Directive: Any pictures should be left out; please print exactly the lines between the line with "Output the component" and the line with "type MarkerKind = 'circle'", inclusive.
---- Provided data
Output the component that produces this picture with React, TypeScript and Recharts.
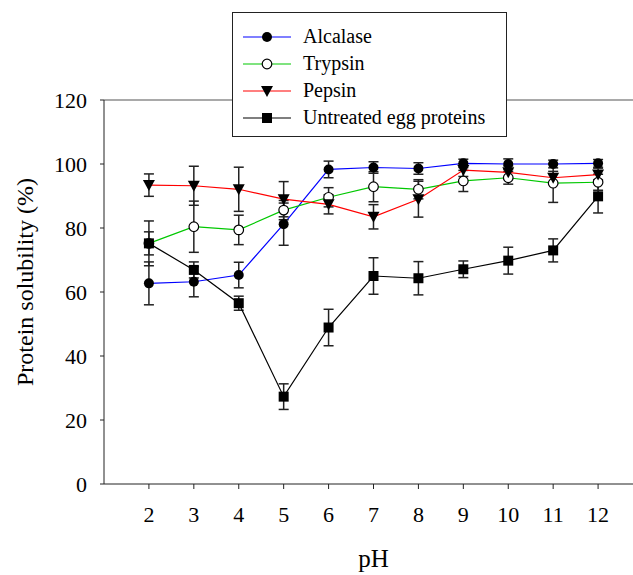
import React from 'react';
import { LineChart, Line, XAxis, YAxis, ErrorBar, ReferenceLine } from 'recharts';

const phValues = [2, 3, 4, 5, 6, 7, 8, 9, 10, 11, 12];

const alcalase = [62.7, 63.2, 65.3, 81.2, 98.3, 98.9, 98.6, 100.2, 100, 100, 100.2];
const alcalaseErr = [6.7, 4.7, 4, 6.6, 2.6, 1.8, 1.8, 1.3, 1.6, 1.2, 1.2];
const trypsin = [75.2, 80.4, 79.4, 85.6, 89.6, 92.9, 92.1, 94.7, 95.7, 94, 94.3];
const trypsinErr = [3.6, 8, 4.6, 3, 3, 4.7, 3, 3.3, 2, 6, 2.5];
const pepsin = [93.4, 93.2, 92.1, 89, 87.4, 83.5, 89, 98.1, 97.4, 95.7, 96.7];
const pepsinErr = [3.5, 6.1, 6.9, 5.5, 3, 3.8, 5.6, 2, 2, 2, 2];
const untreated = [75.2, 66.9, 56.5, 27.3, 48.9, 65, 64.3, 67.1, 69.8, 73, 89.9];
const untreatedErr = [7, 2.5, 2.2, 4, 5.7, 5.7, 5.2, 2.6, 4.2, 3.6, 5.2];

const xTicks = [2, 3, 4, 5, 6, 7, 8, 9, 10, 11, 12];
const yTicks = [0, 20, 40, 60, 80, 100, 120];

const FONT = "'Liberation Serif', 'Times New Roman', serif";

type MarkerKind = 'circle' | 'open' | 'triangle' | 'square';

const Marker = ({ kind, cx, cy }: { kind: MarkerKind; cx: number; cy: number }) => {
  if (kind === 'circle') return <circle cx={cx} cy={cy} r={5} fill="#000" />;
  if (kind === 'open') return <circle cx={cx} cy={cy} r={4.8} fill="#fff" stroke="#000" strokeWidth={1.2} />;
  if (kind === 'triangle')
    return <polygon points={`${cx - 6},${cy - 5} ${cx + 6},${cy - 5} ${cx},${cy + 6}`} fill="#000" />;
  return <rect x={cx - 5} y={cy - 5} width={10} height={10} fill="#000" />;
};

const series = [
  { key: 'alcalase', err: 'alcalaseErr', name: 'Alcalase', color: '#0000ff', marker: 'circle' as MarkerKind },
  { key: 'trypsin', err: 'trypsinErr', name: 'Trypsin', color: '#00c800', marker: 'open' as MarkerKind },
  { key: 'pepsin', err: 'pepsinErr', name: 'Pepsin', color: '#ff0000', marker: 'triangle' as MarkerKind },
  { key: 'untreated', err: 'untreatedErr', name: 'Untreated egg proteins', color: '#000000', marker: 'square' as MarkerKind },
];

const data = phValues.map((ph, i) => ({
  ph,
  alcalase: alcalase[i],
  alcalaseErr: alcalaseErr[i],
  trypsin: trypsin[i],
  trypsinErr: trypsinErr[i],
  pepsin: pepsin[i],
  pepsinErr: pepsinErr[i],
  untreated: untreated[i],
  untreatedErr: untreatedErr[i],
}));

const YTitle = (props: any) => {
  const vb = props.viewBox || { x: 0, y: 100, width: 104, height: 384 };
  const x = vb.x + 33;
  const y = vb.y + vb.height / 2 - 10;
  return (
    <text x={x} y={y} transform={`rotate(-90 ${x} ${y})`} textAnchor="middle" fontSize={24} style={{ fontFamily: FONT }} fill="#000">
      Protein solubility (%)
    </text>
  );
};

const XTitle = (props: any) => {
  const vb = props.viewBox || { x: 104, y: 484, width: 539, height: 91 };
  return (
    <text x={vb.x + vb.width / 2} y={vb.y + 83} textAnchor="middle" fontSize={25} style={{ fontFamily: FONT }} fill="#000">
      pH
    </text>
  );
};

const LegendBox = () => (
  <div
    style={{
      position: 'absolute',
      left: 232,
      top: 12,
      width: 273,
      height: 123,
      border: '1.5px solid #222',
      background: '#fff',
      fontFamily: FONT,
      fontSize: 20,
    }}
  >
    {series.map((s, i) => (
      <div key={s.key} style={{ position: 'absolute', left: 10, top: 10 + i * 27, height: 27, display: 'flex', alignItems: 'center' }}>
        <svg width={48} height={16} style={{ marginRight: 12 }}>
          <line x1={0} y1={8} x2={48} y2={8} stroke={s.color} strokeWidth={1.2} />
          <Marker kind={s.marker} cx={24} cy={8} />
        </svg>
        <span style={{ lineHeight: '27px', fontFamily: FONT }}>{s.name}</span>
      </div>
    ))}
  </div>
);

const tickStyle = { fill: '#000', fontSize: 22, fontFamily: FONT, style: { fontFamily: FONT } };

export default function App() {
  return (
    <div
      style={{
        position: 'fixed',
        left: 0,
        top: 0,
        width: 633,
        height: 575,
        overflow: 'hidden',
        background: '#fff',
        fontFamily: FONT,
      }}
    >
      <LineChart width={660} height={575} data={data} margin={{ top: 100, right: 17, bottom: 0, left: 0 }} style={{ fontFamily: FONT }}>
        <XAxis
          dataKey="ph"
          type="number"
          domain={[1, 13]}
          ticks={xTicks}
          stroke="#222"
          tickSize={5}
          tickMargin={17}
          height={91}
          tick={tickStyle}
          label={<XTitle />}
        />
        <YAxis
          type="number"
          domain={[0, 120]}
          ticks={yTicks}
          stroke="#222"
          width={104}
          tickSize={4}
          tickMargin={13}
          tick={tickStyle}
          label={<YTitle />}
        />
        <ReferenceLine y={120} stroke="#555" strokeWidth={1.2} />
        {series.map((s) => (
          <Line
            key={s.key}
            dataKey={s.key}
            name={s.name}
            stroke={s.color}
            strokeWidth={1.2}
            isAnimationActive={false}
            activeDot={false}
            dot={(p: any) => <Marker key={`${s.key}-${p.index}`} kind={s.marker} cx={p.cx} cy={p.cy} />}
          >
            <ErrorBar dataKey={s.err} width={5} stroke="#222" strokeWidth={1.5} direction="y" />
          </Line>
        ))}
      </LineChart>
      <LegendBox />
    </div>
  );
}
--------
---- Provided data
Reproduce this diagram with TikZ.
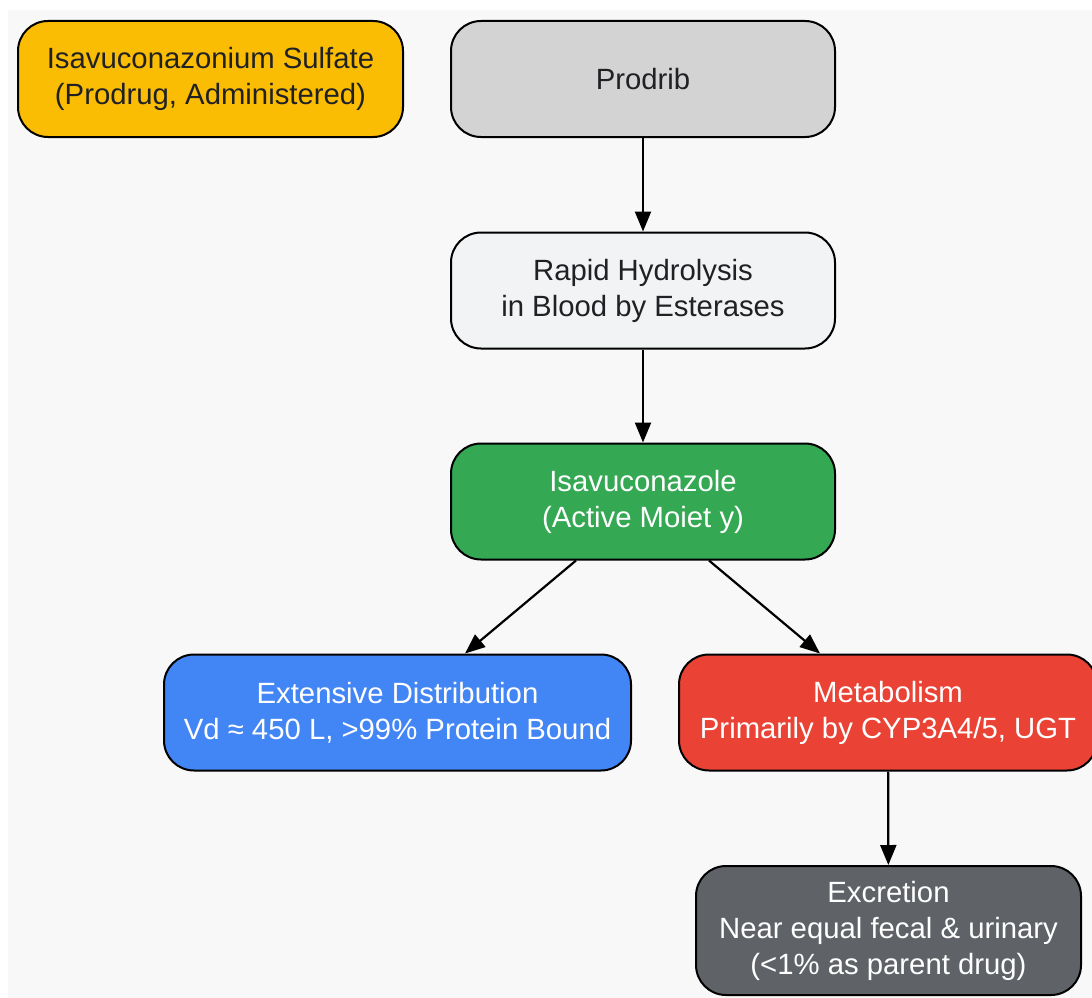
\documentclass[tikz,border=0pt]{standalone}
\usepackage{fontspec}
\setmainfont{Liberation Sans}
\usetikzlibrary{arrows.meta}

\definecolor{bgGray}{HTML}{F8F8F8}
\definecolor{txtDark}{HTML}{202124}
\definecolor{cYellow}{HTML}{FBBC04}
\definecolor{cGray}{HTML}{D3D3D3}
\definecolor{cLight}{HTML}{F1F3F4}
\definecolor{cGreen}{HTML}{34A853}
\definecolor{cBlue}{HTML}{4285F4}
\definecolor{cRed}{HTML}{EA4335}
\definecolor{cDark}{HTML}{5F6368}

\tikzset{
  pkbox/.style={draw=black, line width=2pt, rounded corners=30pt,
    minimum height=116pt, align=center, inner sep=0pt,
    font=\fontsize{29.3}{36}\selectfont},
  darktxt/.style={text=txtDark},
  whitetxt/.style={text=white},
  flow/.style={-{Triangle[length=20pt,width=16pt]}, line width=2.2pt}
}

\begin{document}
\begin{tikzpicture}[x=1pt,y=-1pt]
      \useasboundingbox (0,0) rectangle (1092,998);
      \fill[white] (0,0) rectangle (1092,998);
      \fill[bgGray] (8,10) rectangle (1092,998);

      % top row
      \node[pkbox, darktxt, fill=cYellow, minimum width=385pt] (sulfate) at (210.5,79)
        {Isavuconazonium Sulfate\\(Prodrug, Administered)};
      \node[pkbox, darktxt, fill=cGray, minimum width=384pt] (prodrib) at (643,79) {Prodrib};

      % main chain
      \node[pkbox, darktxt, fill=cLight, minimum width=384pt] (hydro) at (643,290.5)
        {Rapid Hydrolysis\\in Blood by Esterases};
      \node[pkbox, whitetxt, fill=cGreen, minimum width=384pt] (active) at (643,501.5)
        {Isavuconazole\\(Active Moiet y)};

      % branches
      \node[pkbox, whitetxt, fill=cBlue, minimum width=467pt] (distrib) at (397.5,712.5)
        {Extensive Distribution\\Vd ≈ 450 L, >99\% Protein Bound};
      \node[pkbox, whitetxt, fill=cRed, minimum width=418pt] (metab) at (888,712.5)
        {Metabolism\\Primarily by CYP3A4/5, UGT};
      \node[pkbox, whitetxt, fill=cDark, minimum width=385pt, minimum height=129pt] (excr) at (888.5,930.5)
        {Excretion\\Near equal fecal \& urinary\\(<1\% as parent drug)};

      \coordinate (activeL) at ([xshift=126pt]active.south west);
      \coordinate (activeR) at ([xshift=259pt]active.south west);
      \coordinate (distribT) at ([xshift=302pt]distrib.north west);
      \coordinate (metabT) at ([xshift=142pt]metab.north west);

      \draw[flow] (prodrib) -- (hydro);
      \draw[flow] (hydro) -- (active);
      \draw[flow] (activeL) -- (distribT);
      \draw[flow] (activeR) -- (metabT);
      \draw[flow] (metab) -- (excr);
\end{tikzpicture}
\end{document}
--------
Task result:
Output the component that produces this picture with React, TypeScript and Recharts.
import React from 'react';
import { LineChart, Line, XAxis, YAxis, ErrorBar, ReferenceLine } from 'recharts';

const phValues = [2, 3, 4, 5, 6, 7, 8, 9, 10, 11, 12];

const alcalase = [62.7, 63.2, 65.3, 81.2, 98.3, 98.9, 98.6, 100.2, 100, 100, 100.2];
const alcalaseErr = [6.7, 4.7, 4, 6.6, 2.6, 1.8, 1.8, 1.3, 1.6, 1.2, 1.2];
const trypsin = [75.2, 80.4, 79.4, 85.6, 89.6, 92.9, 92.1, 94.7, 95.7, 94, 94.3];
const trypsinErr = [3.6, 8, 4.6, 3, 3, 4.7, 3, 3.3, 2, 6, 2.5];
const pepsin = [93.4, 93.2, 92.1, 89, 87.4, 83.5, 89, 98.1, 97.4, 95.7, 96.7];
const pepsinErr = [3.5, 6.1, 6.9, 5.5, 3, 3.8, 5.6, 2, 2, 2, 2];
const untreated = [75.2, 66.9, 56.5, 27.3, 48.9, 65, 64.3, 67.1, 69.8, 73, 89.9];
const untreatedErr = [7, 2.5, 2.2, 4, 5.7, 5.7, 5.2, 2.6, 4.2, 3.6, 5.2];

const xTicks = [2, 3, 4, 5, 6, 7, 8, 9, 10, 11, 12];
const yTicks = [0, 20, 40, 60, 80, 100, 120];

const FONT = "'Liberation Serif', 'Times New Roman', serif";

type MarkerKind = 'circle' | 'open' | 'triangle' | 'square';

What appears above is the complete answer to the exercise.